Pour les sensations moyennes, l’âme s’y trouve fort embarrassée. Car, d’un côté, elle veut suivre les jugements naturels des sens et, pour cela, elle éloigne de soi, autant qu’elle peut, ces sortes de sensations, pour les attribuer aux objets ; mais, de l’autre côté, elle ne peut qu’elle ne sente au dedans d’elle-même qu’elles lui appartiennent, principalement quand ces sensations approchent de celles que j’ai nommées fortes et vives.
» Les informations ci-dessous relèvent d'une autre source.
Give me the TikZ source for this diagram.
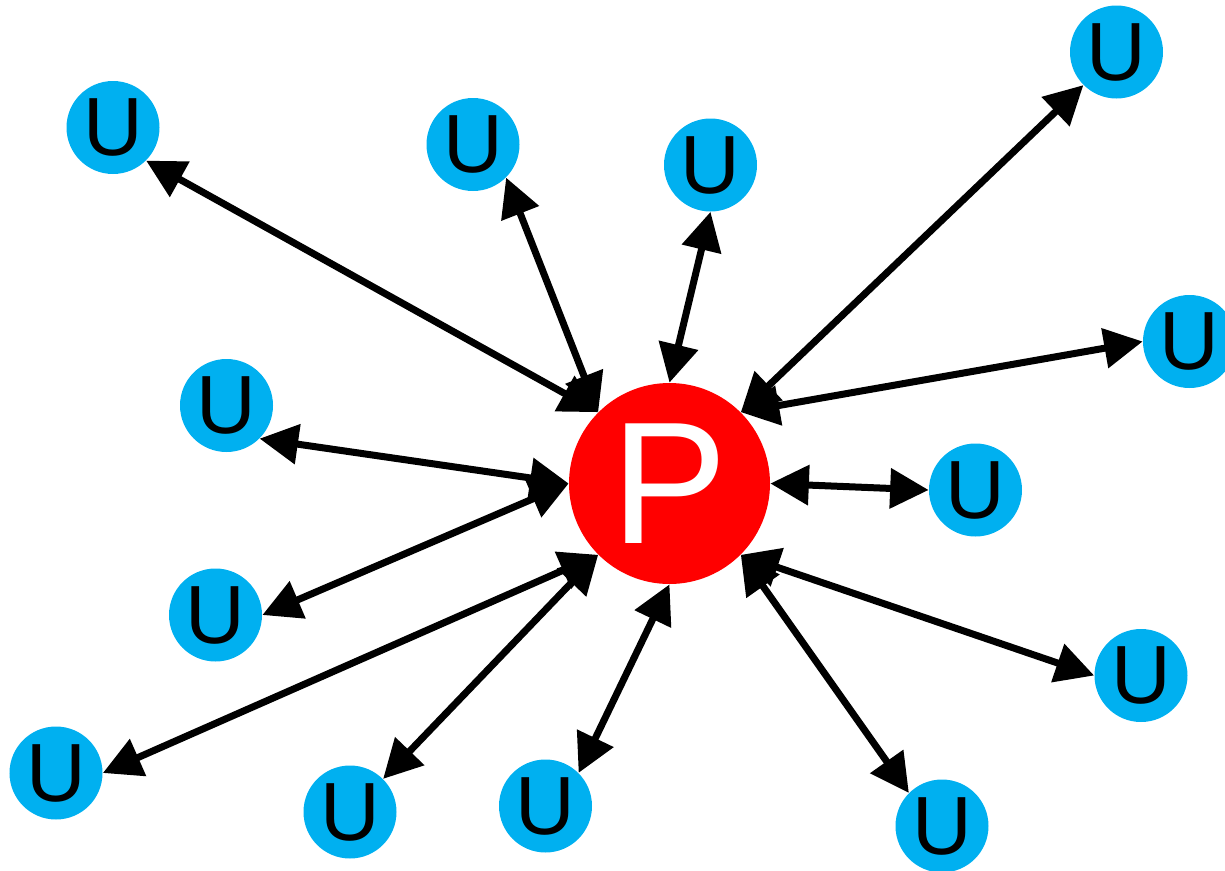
\documentclass[tikz,border=0pt]{standalone}
\usepackage{fontspec}
\setmainfont{Liberation Sans}
\usetikzlibrary{arrows.meta}
\definecolor{ublue}{RGB}{0,176,240}
\tikzset{
  user/.style={circle, fill=ublue, inner sep=0pt, minimum size=1.86cm,
    font=\fontsize{47}{47}\selectfont, text=black},
  peer/.style={circle, fill=red, inner sep=0pt, minimum size=4.02cm,
    font=\fontsize{99}{99}\selectfont, text=white},
  link/.style={line width=.14cm, {Triangle[length=.77cm, width=.78cm]}-{Triangle[length=.77cm, width=.78cm]}}
}
\begin{document}
\begin{tikzpicture}
  \useasboundingbox (0, 0) rectangle (24.5, -17.4);
    %%centre
    \node[peer] (p) at (13.39, -9.67) {P};
    %%top row
    \node[user] (u1) at (2.26, -2.55) {U};
    \node[user] (u2) at (9.46, -2.89) {U};
    \node[user] (u3) at (14.21, -3.30) {U};
    \node[user] (u4) at (22.33, -1.04) {U};
    \node[user] (u5) at (23.79, -6.83) {U};
    %%middle
    \node[user] (u6) at (4.53, -8.11) {U};
    \node[user] (u7) at (19.51, -9.80) {U};
    \node[user] (u8) at (4.31, -12.30) {U};
    \node[user] (u9) at (22.82, -13.51) {U};
    %%bottom row
    \node[user] (u10) at (1.12, -15.46) {U};
    \node[user] (u11) at (7.00, -16.24) {U};
    \node[user] (u12) at (10.91, -16.12) {U};
    \node[user] (u13) at (18.84, -16.52) {U};

    %%links
    \draw[link] (u1.south east) -- (p.north west);
    \draw[link] (u2.south east) -- (p.north west);
    \draw[link] (u3.south) -- (p.north);
    \draw[link] (u4.south west) -- (p.north east);
    \draw[link] (u5.west) -- (p.north east);
    \draw[link] (u6.south east) -- (p.west);
    \draw[link] (u7.west) -- (p.east);
    \draw[link] (u8.east) -- (p.west);
    \draw[link] (u9.west) -- (p.south east);
    \draw[link] (u10.east) -- (p.south west);
    \draw[link] (u11.north east) -- (p.south west);
    \draw[link] (u12.north east) -- (p.south);
    \draw[link] (u13.north west) -- (p.south east);
\end{tikzpicture}
\end{document}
De sorte que voici comme elle se conduit dans le jugement qu’elle en fait : si la sensation la touche assez fort, elle la juge dans son propre corps aussi bien que dans l’objet ; si elle ne la touche que très-peu, elle ne la juge que dans l’objet ; et, si cette sensation est exactement moyenne entre les fortes et les faibles, alors l’âme ne sait plus qu’en croire, lorsqu’elle n’en juge que par les sens.

Par exemple, si on regarde une chandelle d’un peu loin, l’âme juge que la lumière n’est que dans l’objet ; si on la met tout proche de ses yeux, l’âme juge qu’elle n’est pas seulement dans la chandelle, mais aussi dans ses yeux ; que si on la retire environ à un pied de soi, l’âme demeure quelque temps sans juger si cette lumière n’est que dans l’objet. Mais elle ne s’avise jamais de penser,

  1. Voy. le ch. 7 de la seconde partie du troisième livre.